When I signed up to celebrate National Gummy Worm Day, I thought that it would be a simple task. I was planning on tweaking my Mom’s old Dirt Dessert recipe and calling it a day. But, the more I thought about the whole situation, the more I wanted to challenge myself and try something new. I started thinking “wormy” thoughts, and kept coming back to the old childhood book, “How to Eat Fried Worms”. Needless to say, I decided to see if you really can fry worms. And, happily, the answer is yes!
While this is a fun experiment, I must tell all of you parents out there that this is NOT a kid-friendly project. There was quite a bit of hot oil involved, and it required constant monitoring. I was even concerned about having my dogs hovering around my feet. The worms are best fresh, but I would recommend that the adults do the work and the kids eat the results…they are actually pretty sweet by adult standards (they remind me of Fruity Pebbles cereal), so maybe they are best left to the younger set anyway! So, in honor of the gummy worm, I give you…
Fried Gummy Worms
1 bag of regular gummy worms (I used 12 from the bag)
1 bag of sour gummy worms (they are smaller, so I used 24 from the bag)
1 cup of Bisquick
½ cup of milk
Splash of ginger ale
Canola oil, for frying
You will also need:
Small sauce pot
2 sturdy forks
Freeze all of the gummy worms that you will use in a Ziploc bag overnight.
Mix the Bisquick, milk, egg, and ginger ale in a medium bowl until no lumps are present. Add the frozen gummy worms to the “pancake” mix, coating them all as well as possible. Cover the bowl with foil and place in the refrigerator for 2-3 hours.
When ready to cook, carefully heat the canola oil in the sauce pan (I used about 2/3 of a 24 ounce bottle). On a gas stove, I brought the oil to frying temperature over high heat, and then reduced the heat to medium while cooking the worms. If the oil is too hot, it will melt the worms before the batter is cooked. I lost a few worms playing with the oil temperature, so don’t be surprised if you do as well!

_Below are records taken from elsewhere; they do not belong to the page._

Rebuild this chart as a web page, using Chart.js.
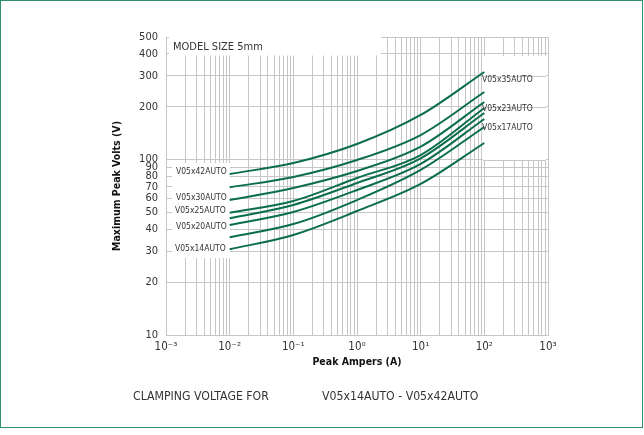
<!DOCTYPE html>
<html><head><meta charset="utf-8">
<script src="https://cdn.jsdelivr.net/npm/chart.js@4/dist/chart.umd.min.js"></script>
<style>html,body{margin:0;padding:0;background:#fff;}canvas{display:block;}</style>
</head><body>
<canvas id="c" width="644" height="435"></canvas>
<script>
// ---- data ----
const currents = [0.01, 0.1, 1, 10, 100];
const v05x42 = [82.8, 95.6, 122.7, 179.6, 315.8];
const v05x35 = [69.5, 79.6, 99.5, 138.1, 242.9];
const v05x30 = [58.8, 68.9, 86.1, 118.5, 213.0];
const v05x25 = [49.8, 58.1, 78.6, 106.2, 197.0];
const v05x23 = [46.3, 55.1, 73.6, 101.7, 184.4];
const v05x20 = [42.4, 50.3, 67.1, 94.5, 170.4];
const v05x17 = [36.1, 42.9, 58.8, 87.3, 153.4];
const v05x14 = [30.8, 37.2, 50.9, 72.6, 124.3];
const seriesNames = ['V05x42AUTO','V05x35AUTO','V05x30AUTO','V05x25AUTO','V05x23AUTO','V05x20AUTO','V05x17AUTO','V05x14AUTO'];
const seriesValues = [v05x42, v05x35, v05x30, v05x25, v05x23, v05x20, v05x17, v05x14];
const yTickValues = [10,20,30,40,50,60,70,80,90,100,200,300,400,500];
const xDecades = [-3,-2,-1,0,1,2,3];
const leftLabels = ['V05x42AUTO','V05x30AUTO','V05x25AUTO','V05x20AUTO','V05x14AUTO'];
const rightLabels = ['V05x35AUTO','V05x23AUTO','V05x17AUTO'];
const modelText = 'MODEL SIZE 5mm';
const captionLeft = 'CLAMPING VOLTAGE FOR';
const captionRight = 'V05x14AUTO - V05x42AUTO';
const xTitle = 'Peak Ampers (A)';
const yTitle = 'Maximum Peak Volts (V)';

// ---- styling ----
const FONT = "'Liberation Sans Narrow','Arial Narrow','DejaVu Sans Condensed',sans-serif";
const LINE = '#0b6e4a';
const GRID = '#c6c6c6';
const TEXT = '#333333';
const FRAME = '#2f8f6c';

const supMap = {'-':'\u207B','0':'\u2070','1':'\u00B9','2':'\u00B2','3':'\u00B3'};
const sup = s => String(s).split('').map(c => supMap[c]).join('');

const xTickValues = [];
xDecades.forEach(d => {
  for (let m = 1; m <= 9; m++) {
    if (d === 3 && m > 1) break;
    xTickValues.push(+(m * Math.pow(10, d)).toPrecision(3));
  }
});

const leftLabelPos = [[176,172],[176,198],[175,211],[176,227],[175,249]];
const rightLabelPos = [[482,80],[482,109],[482,128]];

const decorPlugin = {
  id: 'decor',
  beforeDatasetsDraw(chart) {
    const ctx = chart.ctx;
    const ys = chart.scales.y;
    ctx.save();
    ctx.fillStyle = '#ffffff';
    ctx.fillRect(169, 36, 212, 19.5);
    ctx.fillRect(172, 163, 58, 95);
    const rb = {x: 483, y: 56, w: 63, h: 105};
    ctx.fillRect(rb.x, rb.y, rb.w, rb.h);
    ctx.strokeStyle = GRID; ctx.lineWidth = 1;
    yTickValues.forEach(v => {
      const p = Math.round(ys.getPixelForValue(v)) + 0.5;
      if (p > rb.y && p < rb.y + rb.h) {
        ctx.beginPath(); ctx.moveTo(rb.x, p); ctx.lineTo(rb.x + rb.w, p); ctx.stroke();
      }
    });
    ctx.restore();
  },
  afterDraw(chart) {
    const ctx = chart.ctx;
    ctx.save();
    ctx.fillStyle = TEXT;
    ctx.textBaseline = 'middle';
    ctx.textAlign = 'left';
    ctx.font = "11px " + FONT;
    ctx.fillText(modelText, 173, 47);
    ctx.font = "8.5px " + FONT;
    leftLabels.forEach((t, i) => ctx.fillText(t, leftLabelPos[i][0], leftLabelPos[i][1]));
    rightLabels.forEach((t, i) => ctx.fillText(t, rightLabelPos[i][0], rightLabelPos[i][1]));
    ctx.font = "12.2px " + FONT;
    ctx.fillText(captionLeft, 133, 397);
    ctx.fillText(captionRight, 322, 397);
    ctx.strokeStyle = FRAME; ctx.lineWidth = 1;
    ctx.strokeRect(0.5, 0.5, 642, 427);
    ctx.restore();
  }
};

new Chart(document.getElementById('c'), {
  type: 'line',
  data: {
    datasets: seriesValues.map((vals, i) => ({
      label: seriesNames[i],
      data: currents.map((x, j) => ({x: x, y: vals[j]})),
      borderColor: LINE,
      borderWidth: 2,
      pointRadius: 0,
      fill: false,
      cubicInterpolationMode: 'monotone'
    }))
  },
  options: {
    responsive: false,
    animation: false,
    layout: {padding: {left: 0, top: 37, right: 96, bottom: 0}},
    plugins: {legend: {display: false}, tooltip: {enabled: false}},
    scales: {
      x: {
        type: 'logarithmic', min: 0.001, max: 1000,
        afterBuildTicks: s => { s.ticks = xTickValues.map(v => ({value: v})); },
        afterFit: s => { s.height = 100; },
        grid: {color: GRID, lineWidth: 1, drawTicks: false},
        border: {display: true, color: GRID},
        ticks: {
          autoSkip: false, maxRotation: 0, minRotation: 0, padding: 5,
          color: TEXT, font: {family: FONT, size: 11.5},
          callback: v => {
            const e = Math.log10(v);
            if (Math.abs(e - Math.round(e)) < 1e-9) return '10' + sup(Math.round(e));
            return '';
          }
        },
        title: {display: true, text: xTitle, color: '#111', font: {family: FONT, size: 10.5, weight: 'bold'}, padding: {top: 0, bottom: 66}}
      },
      y: {
        type: 'logarithmic', min: 10, max: 500,
        afterBuildTicks: s => { s.ticks = yTickValues.map(v => ({value: v})); },
        afterFit: s => { s.width = 166; },
        grid: {color: GRID, lineWidth: 1, drawTicks: false},
        border: {display: true, color: GRID},
        ticks: {
          autoSkip: false, padding: 8, color: TEXT, font: {family: FONT, size: 11},
          callback: v => String(v)
        },
        title: {display: true, text: yTitle, color: '#111', font: {family: FONT, size: 10.5, weight: 'bold'}, padding: {top: 111, bottom: 0}}
      }
    }
  },
  plugins: [decorPlugin]
});
</script>
</body></html>
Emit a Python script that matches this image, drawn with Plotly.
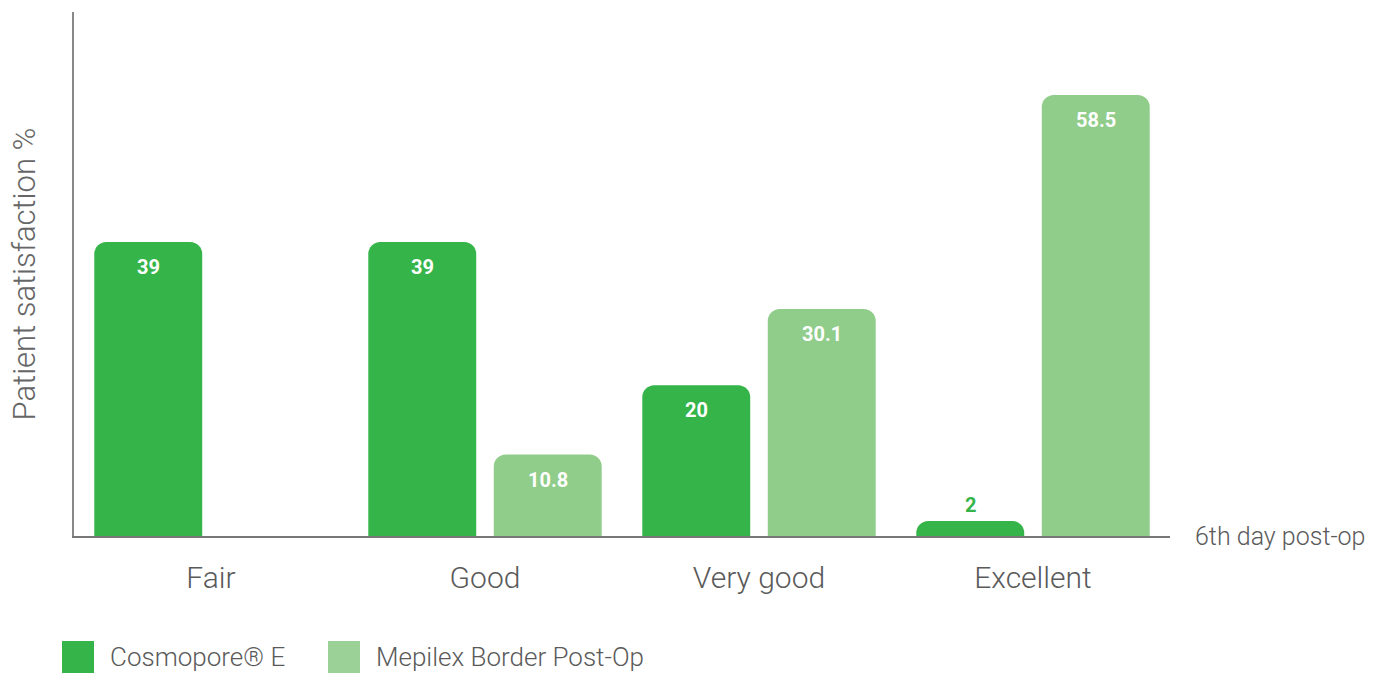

Now- here is the trick…remove a completely coated gummy worm from the batter and place it on a fork. Dip the fork into the oil with the worm on top. Let it cook on the fork briefly (15 seconds). Gently flip the fork over, keeping the worm on the fork (it will stick). Continue flipping until browned on all sides. Some of the batter will come off, so watch closely. If the batter shell breaks too much, the worm will slide out and disintegrate.
Once you have a nice, brown shell (probably only a minute or so), remove the fork and worm from the oil. Using the other fork, gently slide the worm off of the fork used for cooking. Place the fried worm on aluminum foil to cool. Paper towels will stick. Please use foil!
Using the first (frying) fork, skim out any bits of batter that might be around the edges of the pan. Then carefully wipe the fork (and your hands) with the paper towels.
Repeat this process with each individual worm, until you have as many as you like. They are best eaten fresh. They do not reheat at all, and they get soggy quickly. Do allow the worms to cool for 5-10 minutes, so as not to burn any gentle mouths…when they cool, the center will still be gooey and stringy, but not dangerous. If you decide to try it, please be safe and enjoy the outcome!